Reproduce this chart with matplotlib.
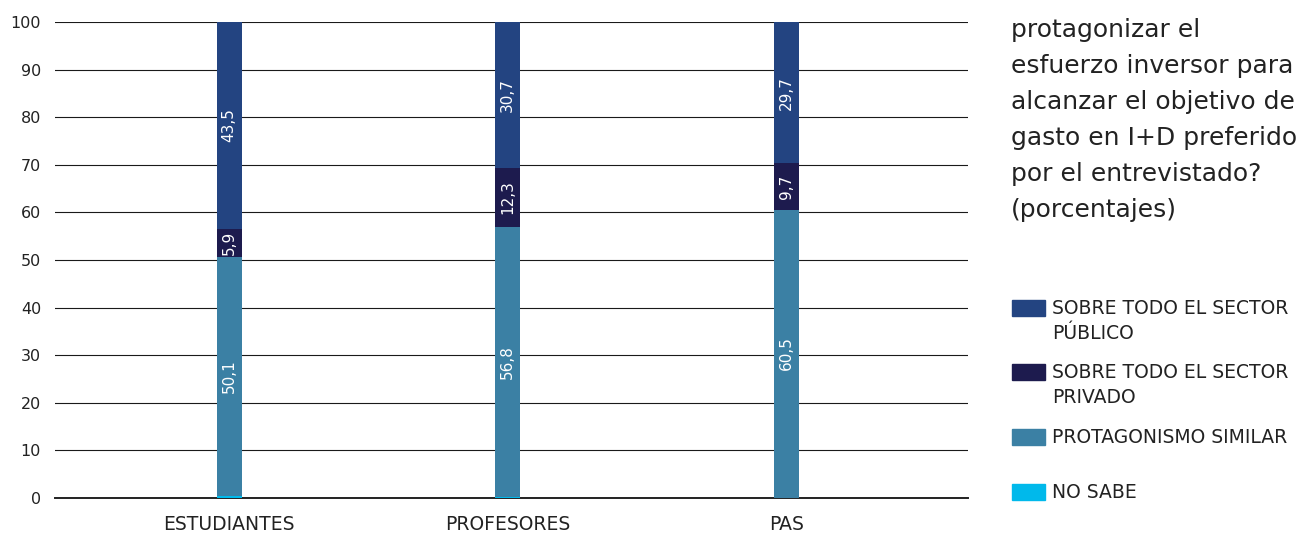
import matplotlib.pyplot as plt
from matplotlib.patches import Rectangle
import numpy as np

plt.rcParams['font.family'] = ['DejaVu Sans']

# datos (porcentajes)
grupos = ['ESTUDIANTES', 'PROFESORES', 'PAS']
no_sabe = [0.5, 0.2, 0.1]
similar = [50.1, 56.8, 60.5]
privado = [5.9, 12.3, 9.7]
publico = [43.5, 30.7, 29.7]

series = [
    ('NO SABE', no_sabe, '#00b9eb'),
    ('PROTAGONISMO SIMILAR', similar, '#3b80a4'),
    ('SOBRE TODO EL SECTOR\nPRIVADO', privado, '#1d1b4e'),
    ('SOBRE TODO EL SECTOR\nPÚBLICO', publico, '#234481'),
]

fig = plt.figure(figsize=(13.06, 5.34), dpi=100)
ax = fig.add_axes([55/1306, 1 - 498/534, (968-55)/1306, (498-22)/534])

x = np.arange(len(grupos))
base = np.zeros(len(grupos))
for nombre, vals, col in series:
    vals = np.array(vals)
    ax.bar(x, vals, 0.09, bottom=base, color=col, zorder=3)
    if nombre != 'NO SABE':
        for xi, b, v in zip(x, base, vals):
            ax.text(xi, b + v/2, f'{v:.1f}'.replace('.', ','), rotation=90,
                    ha='center', va='center', color='white', fontsize=11, zorder=4)
    base += vals

ax.set_xlim(-0.625, 2.653)
ax.set_ylim(0, 100)
ax.set_yticks(range(0, 101, 10))
ax.yaxis.grid(True, color='#1a1a1a', linewidth=0.8)
ax.set_axisbelow(True)
# linea del cero un poco mas gruesa, por debajo de las barras
ax.axhline(0, color='#222222', linewidth=1.4, zorder=2, clip_on=False)
for s in ax.spines.values():
    s.set_visible(False)
ax.tick_params(axis='y', length=0, pad=10, labelsize=11.5, labelcolor='#222222')
ax.tick_params(axis='x', length=0, pad=12, labelsize=13.5, labelcolor='#222222')
ax.set_xticks(x)
ax.set_xticklabels(grupos)

# titulo a la derecha
titulo = ['protagonizar el', 'esfuerzo inversor para', 'alcanzar el objetivo de',
          'gasto en I+D preferido', 'por el entrevistado?', '(porcentajes)']
for i, linea in enumerate(titulo):
    fig.text(1011/1306, 1 - (37 + i*36)/534, linea, fontsize=18, color='#222222',
             ha='left', va='baseline')

# leyenda
ley_y = [308, 372, 437, 492]
for (nombre, vals, col), yy in zip(series[::-1], ley_y):
    fig.patches.append(Rectangle((1012/1306, 1 - (yy + 8)/534), 33/1306, 16/534,
                                 transform=fig.transFigure, color=col))
    fig.text(1052/1306, 1 - (yy + 6)/534, nombre.split('\n')[0], fontsize=13.5,
             color='#222222', ha='left', va='baseline')
    if '\n' in nombre:
        fig.text(1052/1306, 1 - (yy + 31)/534, nombre.split('\n')[1], fontsize=13.5,
                 color='#222222', ha='left', va='baseline')

fig.savefig('out.png', dpi=100)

================================

**WHAT IS ASKED:** Return only the lines from the start of the data through the line that contains "ax.set_xticklabels(grupos)", please, copying them exactly and omitting all pictures.

**ANSWER TO THE TASK:**
Reproduce this chart with matplotlib.
import matplotlib.pyplot as plt
from matplotlib.patches import Rectangle
import numpy as np

plt.rcParams['font.family'] = ['DejaVu Sans']

# datos (porcentajes)
grupos = ['ESTUDIANTES', 'PROFESORES', 'PAS']
no_sabe = [0.5, 0.2, 0.1]
similar = [50.1, 56.8, 60.5]
privado = [5.9, 12.3, 9.7]
publico = [43.5, 30.7, 29.7]

series = [
    ('NO SABE', no_sabe, '#00b9eb'),
    ('PROTAGONISMO SIMILAR', similar, '#3b80a4'),
    ('SOBRE TODO EL SECTOR\nPRIVADO', privado, '#1d1b4e'),
    ('SOBRE TODO EL SECTOR\nPÚBLICO', publico, '#234481'),
]

fig = plt.figure(figsize=(13.06, 5.34), dpi=100)
ax = fig.add_axes([55/1306, 1 - 498/534, (968-55)/1306, (498-22)/534])

x = np.arange(len(grupos))
base = np.zeros(len(grupos))
for nombre, vals, col in series:
    vals = np.array(vals)
    ax.bar(x, vals, 0.09, bottom=base, color=col, zorder=3)
    if nombre != 'NO SABE':
        for xi, b, v in zip(x, base, vals):
            ax.text(xi, b + v/2, f'{v:.1f}'.replace('.', ','), rotation=90,
                    ha='center', va='center', color='white', fontsize=11, zorder=4)
    base += vals

ax.set_xlim(-0.625, 2.653)
ax.set_ylim(0, 100)
ax.set_yticks(range(0, 101, 10))
ax.yaxis.grid(True, color='#1a1a1a', linewidth=0.8)
ax.set_axisbelow(True)
# linea del cero un poco mas gruesa, por debajo de las barras
ax.axhline(0, color='#222222', linewidth=1.4, zorder=2, clip_on=False)
for s in ax.spines.values():
    s.set_visible(False)
ax.tick_params(axis='y', length=0, pad=10, labelsize=11.5, labelcolor='#222222')
ax.tick_params(axis='x', length=0, pad=12, labelsize=13.5, labelcolor='#222222')
ax.set_xticks(x)
ax.set_xticklabels(grupos)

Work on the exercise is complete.